Monday, June 30, 2014

How Will Baby Boomers Affect Healthcare?


One of the issues affecting the US Health Care crisis is the aging of the baby boomers, with the baby boomers being the generation of children born out in the 40s and 50s (from The Greatest Generation, World War II GIs and ilk). The baby boomers were the largest and most financially successful generation that the world has ever known. Their existence plays a huge role in health care demand and availability going forward and must be taken into account for any viable mass solutions to be found.

 Perhaps the greatest issue feeding our current health care problems is the demand for it. You can come up with fifty other problems revolving around the current system, but I would argue that - at some level - they all derive from over-demand. We simply do not have the resources to meet the overall current need for health services.

 Anybody who has ever taken an economics course knows that the most basic tenant of capitalism is that price is determined by where supply meets demand. When you have a limited and static supply level and an ever-increasing demand, prices will increase - it is a fundamental fact. In our current system, this leads to health care being available to those who can afford it, while others either relying on government-based payments (which still fall back on consumer base via tax dollars) or going without altogether. Another undeniable fact is that people tend to need health care more as they get older.

Obviously, over time, the body begins to break down; people become more susceptible to get diseases such as diabetes or cancers. With the baby boomers ranging anywhere from age 50 to 70 right now, they are hitting the age (if not already there) where health care is moving from a luxury or pure maintenance item towards an absolute need for continued survival.

The volume of the generation along with the fact that (almost) everybody will have some need for health services creates a perfect storm where, more than ever before, the largest volume of people in the world's history is in need of the products and services from a single industry.

 None of this is to say that our health care issues are insurmountable. But we need to recognize the issue at hand. If pure capitalism is allowed to play out, the logical conclusion is that health care will continue to eat up a larger and larger portion of nation's gross domestic product (more than any single industry has before) as demand continues to increase without some miracle of supply.

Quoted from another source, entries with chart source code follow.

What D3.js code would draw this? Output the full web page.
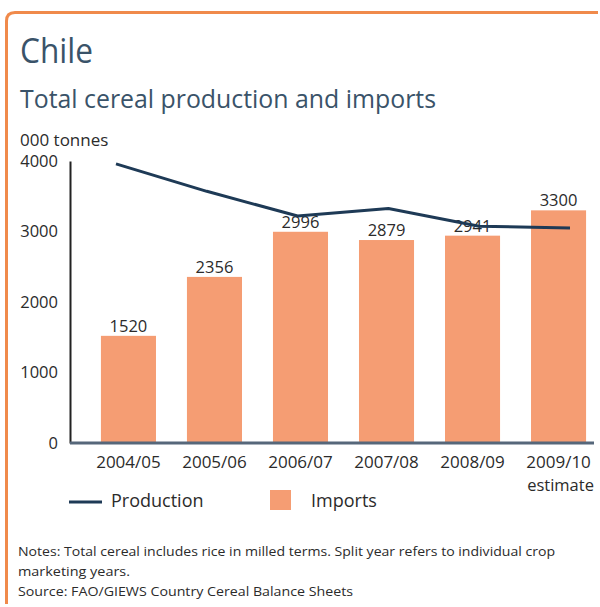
<!DOCTYPE html>
<html>
<head>
<meta charset="utf-8">
<script src="https://cdn.jsdelivr.net/npm/d3@7/dist/d3.min.js"></script>
<style>
  html, body { margin: 0; padding: 0; background: #ffffff; }
  svg { display: block; }
  text { font-family: "Open Sans", "Noto Sans", sans-serif; }
</style>
</head>
<body>
<div id="chart"></div>
<script>
// ---- data ----
const categories = ["2004/05", "2005/06", "2006/07", "2007/08", "2008/09", "2009/10"];
const categorySubLabels = ["", "", "", "", "", "estimate"];
const imports = [1520, 2356, 2996, 2879, 2941, 3300];
const production = [3960, 3570, 3220, 3325, 3075, 3050];
const yTicks = [0, 1000, 2000, 3000, 4000];
const titleText = "Chile";
const subtitleText = "Total cereal production and imports";
const unitText = "000 tonnes";
const legendLabels = ["Production", "Imports"];
const noteLines = [
  "Notes: Total cereal includes rice in milled terms. Split year refers to individual crop",
  "marketing years.",
  "Source: FAO/GIEWS Country Cereal Balance Sheets"
];

// ---- layout ----
const W = 600, H = 607;
const barColor = "#F59D73";
const lineColor = "#1E3A56";
const titleColor = "#3A5369";
const textColor = "#2b2b2b";

const svg = d3.select("#chart").append("svg")
  .attr("width", W).attr("height", H);

function fit(sel, w) {
  const n = sel.node();
  if (n.getComputedTextLength() > w) {
    sel.attr("textLength", w).attr("lengthAdjust", "spacingAndGlyphs");
  }
  return sel;
}
function setLen(sel, w) {
  return sel.attr("textLength", w).attr("lengthAdjust", "spacingAndGlyphs");
}

// frame
svg.append("path")
  .attr("d", "M6.5,604 L6.5,21 Q6.5,12.5 15,12.5 L598,12.5")
  .attr("fill", "none")
  .attr("stroke", "#F08A4B")
  .attr("stroke-width", 3);

// titles
fit(svg.append("text").attr("x", 20).attr("y", 63)
  .attr("font-size", 34).attr("fill", titleColor).text(titleText), 73);
fit(svg.append("text").attr("x", 20).attr("y", 108)
  .attr("font-size", 26).attr("fill", titleColor).text(subtitleText), 416);
fit(svg.append("text").attr("x", 20).attr("y", 146)
  .attr("font-size", 17).attr("fill", textColor).text(unitText), 90);

// scales
const y = d3.scaleLinear().domain([0, 4000]).range([443, 161]);
const x = d3.scaleBand().domain(categories)
  .range([82, 605]).paddingInner(0.36).paddingOuter(0.22);
const xLine = d3.scalePoint().domain(categories).range([116, 570]);

// y axis
const yAxis = d3.axisLeft(y).tickValues(yTicks).tickSize(0).tickPadding(12)
  .tickFormat(d3.format("d"));
const gy = svg.append("g").attr("transform", "translate(70,0)").call(yAxis);
gy.select(".domain").attr("stroke", "#222").attr("stroke-width", 2);
gy.selectAll(".tick text")
  .attr("font-size", 16.5).attr("fill", textColor)
  .attr("font-family", "'Open Sans', sans-serif");

// bars
svg.append("g").selectAll("rect").data(categories).join("rect")
  .attr("x", d => x(d))
  .attr("width", x.bandwidth())
  .attr("y", (d, i) => y(imports[i]))
  .attr("height", (d, i) => y(0) - y(imports[i]))
  .attr("fill", barColor);

// bar value labels
svg.append("g").selectAll("text").data(categories).join("text")
  .attr("x", d => x(d) + x.bandwidth() / 2)
  .attr("y", (d, i) => y(imports[i]) - 4)
  .attr("text-anchor", "middle")
  .attr("font-size", 16.5)
  .attr("fill", textColor)
  .text((d, i) => imports[i]);

// x axis
const xAxis = d3.axisBottom(x).tickSize(0).tickPadding(13);
const gx = svg.append("g").attr("transform", `translate(0,${y(0)})`).call(xAxis);
gx.select(".domain").remove();
gx.selectAll(".tick text")
  .attr("font-size", 17).attr("fill", textColor)
  .attr("font-family", "'Open Sans', sans-serif");
gx.selectAll(".tick").each(function(d, i) {
  if (categorySubLabels[i]) {
    d3.select(this).append("text")
      .attr("y", 48)
      .attr("x", 2)
      .attr("text-anchor", "middle")
      .attr("font-size", 16.5)
      .attr("fill", textColor)
      .attr("font-family", "'Open Sans', sans-serif")
      .text(categorySubLabels[i]);
  }
});
svg.append("line")
  .attr("x1", 70).attr("x2", 594)
  .attr("y1", y(0)).attr("y2", y(0))
  .attr("stroke", "#56677a").attr("stroke-width", 3);

// production line
const line = d3.line()
  .x((d, i) => xLine(categories[i]))
  .y(d => y(d));
svg.append("path")
  .datum(production)
  .attr("d", line)
  .attr("fill", "none")
  .attr("stroke", lineColor)
  .attr("stroke-width", 3)
  .attr("stroke-linejoin", "round");

// legend
const lg = svg.append("g");
lg.append("line").attr("x1", 69).attr("x2", 102).attr("y1", 502).attr("y2", 502)
  .attr("stroke", lineColor).attr("stroke-width", 3);
lg.append("text").attr("x", 111).attr("y", 507).attr("font-size", 18)
  .attr("fill", textColor).text(legendLabels[0]);
lg.append("rect").attr("x", 270).attr("y", 490).attr("width", 21).attr("height", 20)
  .attr("fill", barColor);
lg.append("text").attr("x", 311).attr("y", 507).attr("font-size", 18)
  .attr("fill", textColor).text(legendLabels[1]);

// notes
const noteY = [556, 576, 596];
const noteW = [537, 112, 335];
noteLines.forEach((t, i) => {
  const s = svg.append("text").attr("x", 18).attr("y", noteY[i])
    .attr("font-size", 13.5).attr("fill", textColor).text(t);
  setLen(s, noteW[i]);
});
</script>
</body>
</html>
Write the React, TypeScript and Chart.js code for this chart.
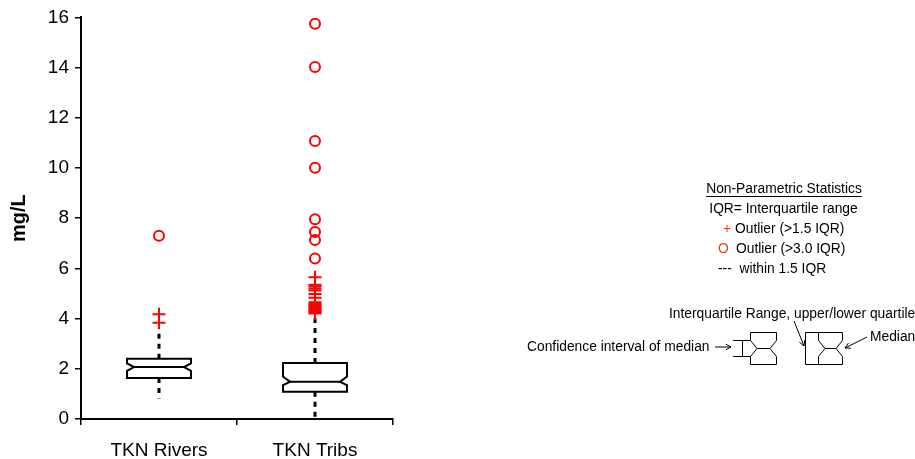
import React, { useEffect, useRef } from 'react';
import { Chart, registerables } from 'chart.js';

Chart.register(...registerables);

// ---- data ----
const categories = ['TKN Rivers', 'TKN Tribs'];
const whiskerLow = [0.82, 0.09];
const quartile1 = [1.63, 1.09];
const notchLow = [1.92, 1.35];
const medians = [2.07, 1.48];
const notchHigh = [2.22, 1.69];
const quartile3 = [2.4, 2.23];
const whiskerHigh = [3.55, 4.15];

const riversMildOutliers = [3.83, 4.17];
const riversExtremeOutliers = [7.3];
const tribsMildOutliers = [4.2, 4.24, 4.28, 4.33, 4.37, 4.42, 4.47, 4.52, 4.58, 4.65, 4.83, 4.98, 5.12, 5.2, 5.28, 5.35, 5.65];
const tribsExtremeOutliers = [6.39, 7.13, 7.45, 7.96, 10.01, 11.08, 14.02, 15.75];

const yMin = 0;
const yMax = 16;
const yStep = 2;

const FONT = '"Liberation Sans", Arial, sans-serif';
const RED = '#ff0000';

const boxPlugin = {
  id: 'notchedBoxes',
  beforeDatasetsDraw(chart: any) {
    const { ctx, scales } = chart;
    const x = scales.x;
    const y = scales.y;
    const spacing = x.getPixelForValue(1) - x.getPixelForValue(0);
    const half = spacing * 0.205;
    const depth = 7;
    ctx.save();
    categories.forEach((_, i) => {
      const cx = x.getPixelForValue(i);
      const L = cx - half;
      const R = cx + half;
      const yq3 = y.getPixelForValue(quartile3[i]);
      const yq1 = y.getPixelForValue(quartile1[i]);
      const ynh = y.getPixelForValue(notchHigh[i]);
      const ynl = y.getPixelForValue(notchLow[i]);
      const ym = y.getPixelForValue(medians[i]);
      const ywh = y.getPixelForValue(whiskerHigh[i]);
      const ywl = y.getPixelForValue(whiskerLow[i]);
      // whiskers
      ctx.strokeStyle = '#000';
      ctx.lineWidth = 3;
      ctx.setLineDash([5, 5]);
      ctx.beginPath();
      ctx.moveTo(cx, yq3);
      ctx.lineTo(cx, ywh);
      ctx.moveTo(cx, yq1);
      ctx.lineTo(cx, ywl);
      ctx.stroke();
      ctx.setLineDash([]);
      // box
      ctx.lineWidth = 2;
      ctx.lineJoin = 'miter';
      ctx.beginPath();
      ctx.moveTo(L, yq3);
      ctx.lineTo(R, yq3);
      ctx.lineTo(R, ynh);
      ctx.lineTo(R - depth, ym);
      ctx.lineTo(R, ynl);
      ctx.lineTo(R, yq1);
      ctx.lineTo(L, yq1);
      ctx.lineTo(L, ynl);
      ctx.lineTo(L + depth, ym);
      ctx.lineTo(L, ynh);
      ctx.closePath();
      ctx.fillStyle = '#fff';
      ctx.fill();
      ctx.stroke();
      ctx.beginPath();
      ctx.moveTo(L + depth, ym);
      ctx.lineTo(R - depth, ym);
      ctx.stroke();
    });
    ctx.restore();
  },
};

function arrow(ctx: CanvasRenderingContext2D, x1: number, y1: number, x2: number, y2: number) {
  ctx.beginPath();
  ctx.moveTo(x1, y1);
  ctx.lineTo(x2, y2);
  const a = Math.atan2(y2 - y1, x2 - x1);
  const h = 6;
  ctx.moveTo(x2, y2);
  ctx.lineTo(x2 - h * Math.cos(a - 0.5), y2 - h * Math.sin(a - 0.5));
  ctx.moveTo(x2, y2);
  ctx.lineTo(x2 - h * Math.cos(a + 0.5), y2 - h * Math.sin(a + 0.5));
  ctx.stroke();
}

function miniBox(ctx: CanvasRenderingContext2D, L: number, R: number, top: number, bottom: number, nh: number, m: number, nl: number, d: number) {
  ctx.beginPath();
  ctx.moveTo(L, top);
  ctx.lineTo(R, top);
  ctx.lineTo(R, nh);
  ctx.lineTo(R - d, m);
  ctx.lineTo(R, nl);
  ctx.lineTo(R, bottom);
  ctx.lineTo(L, bottom);
  ctx.lineTo(L, nl);
  ctx.lineTo(L + d, m);
  ctx.lineTo(L, nh);
  ctx.closePath();
  ctx.moveTo(L + d, m);
  ctx.lineTo(R - d, m);
  ctx.stroke();
}

const notesPlugin = {
  id: 'notes',
  afterDraw(chart: any) {
    const ctx: CanvasRenderingContext2D = chart.ctx;
    ctx.save();
    ctx.font = `13.8px ${FONT}`;
    ctx.fillStyle = '#000';
    ctx.textBaseline = 'middle';
    ctx.textAlign = 'center';
    const title = 'Non-Parametric Statistics';
    ctx.fillText(title, 784, 189);
    const tw = ctx.measureText(title).width;
    ctx.strokeStyle = '#000';
    ctx.lineWidth = 1;
    ctx.beginPath();
    ctx.moveTo(784 - tw / 2, 196.5);
    ctx.lineTo(784 + tw / 2, 196.5);
    ctx.stroke();
    ctx.fillText('IQR= Interquartile range', 783.5, 209);
    ctx.textAlign = 'left';
    ctx.fillStyle = '#f03a1e';
    ctx.fillText('+', 723, 229);
    ctx.fillText('O', 718, 249);
    ctx.fillStyle = '#000';
    ctx.fillText('Outlier (>1.5 IQR)', 735, 229);
    ctx.fillText('Outlier (>3.0 IQR)', 736, 249);
    ctx.fillText('---  within 1.5 IQR', 718, 269);

    ctx.fillText('Interquartile Range, upper/lower quartile', 669, 314);
    ctx.fillText('Confidence interval of median', 527, 347);
    ctx.fillText('Median', 870, 337);

    ctx.lineWidth = 1;
    arrow(ctx, 715, 347, 731, 347);
    arrow(ctx, 794, 321, 804, 346);
    arrow(ctx, 867, 337, 845, 348);

    // diagram 1
    miniBox(ctx, 750.5, 776.5, 332.5, 364.5, 340.5, 348.5, 356.5, 6.5);
    ctx.beginPath();
    ctx.moveTo(733, 340.5);
    ctx.lineTo(750.5, 340.5);
    ctx.moveTo(733, 356.5);
    ctx.lineTo(750.5, 356.5);
    ctx.moveTo(742.5, 340.5);
    ctx.lineTo(742.5, 356.5);
    ctx.stroke();
    // diagram 2
    miniBox(ctx, 818.5, 842.5, 332.5, 364.5, 340.5, 348.5, 356.5, 6.5);
    ctx.beginPath();
    ctx.moveTo(805.5, 332.5);
    ctx.lineTo(805.5, 364.5);
    ctx.moveTo(805.5, 332.5);
    ctx.lineTo(818.5, 332.5);
    ctx.moveTo(805.5, 364.5);
    ctx.lineTo(818.5, 364.5);
    ctx.stroke();
    ctx.restore();
  },
};

const toPoints = (cat: string, vals: number[]) => vals.map((v) => ({ x: cat, y: v }));

export default function App() {
  const canvasRef = useRef<HTMLCanvasElement>(null);

  useEffect(() => {
    const canvas = canvasRef.current;
    if (!canvas) return;
    const crossStyle = {
      pointStyle: 'cross',
      pointRadius: 6.5,
      pointBorderWidth: 2,
      pointBorderColor: RED,
      pointBackgroundColor: RED,
      showLine: false,
    };
    const circleStyle = {
      pointStyle: 'circle',
      pointRadius: 5,
      pointBorderWidth: 2,
      pointBorderColor: RED,
      pointBackgroundColor: 'rgba(0,0,0,0)',
      showLine: false,
    };
    const chart = new Chart(canvas, {
      type: 'scatter',
      data: {
        labels: categories,
        datasets: [
          { label: 'Rivers >1.5 IQR', data: toPoints(categories[0], riversMildOutliers), ...crossStyle },
          { label: 'Rivers >3.0 IQR', data: toPoints(categories[0], riversExtremeOutliers), ...circleStyle },
          { label: 'Tribs >1.5 IQR', data: toPoints(categories[1], tribsMildOutliers), ...crossStyle },
          { label: 'Tribs >3.0 IQR', data: toPoints(categories[1], tribsExtremeOutliers), ...circleStyle },
        ] as any,
      },
      options: {
        animation: false,
        responsive: true,
        maintainAspectRatio: false,
        layout: { padding: { left: 0, right: 522, top: 16, bottom: 0 } },
        plugins: { legend: { display: false }, tooltip: { enabled: false } },
        scales: {
          x: {
            type: 'category',
            labels: categories,
            offset: true,
            grid: { display: true, offset: true, drawOnChartArea: false, tickLength: 6, color: '#000', lineWidth: 1.5 },
            border: { color: '#000', width: 2 },
            ticks: { color: '#000', font: { family: FONT, size: 19 }, padding: 14 },
            afterFit: (s: any) => { s.height = 40; },
          },
          y: {
            type: 'linear',
            min: yMin,
            max: yMax,
            ticks: { stepSize: yStep, color: '#000', font: { family: FONT, size: 19 }, padding: 6 },
            grid: { display: true, drawOnChartArea: false, tickLength: 6, color: '#000', lineWidth: 1.5 },
            border: { color: '#000', width: 2 },
            title: { display: true, text: 'mg/L', color: '#000', font: { family: FONT, size: 20, weight: 'bold' }, padding: { top: 7, bottom: 0 } },
            afterFit: (s: any) => { s.width = 81; },
          },
        },
      } as any,
      plugins: [boxPlugin, notesPlugin],
    });
    return () => chart.destroy();
  }, []);

  return (
    <div style={{ position: 'absolute', left: 0, top: 0, width: 915, height: 459, background: '#fff' }}>
      <canvas ref={canvasRef} />
    </div>
  );
}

This will lead to a situation where only the wealthy can afford health care and others will be forced to make do with leftovers, poor quality goods and services, or go without completely. Not to pass judgment on that opinion - America was certainly founded on free market principles. Nonetheless, it seems that in the wealthiest nation in the world, there has to be a better way. And that the children of the Greatest Generation deserve the same care and commitment that their parents received.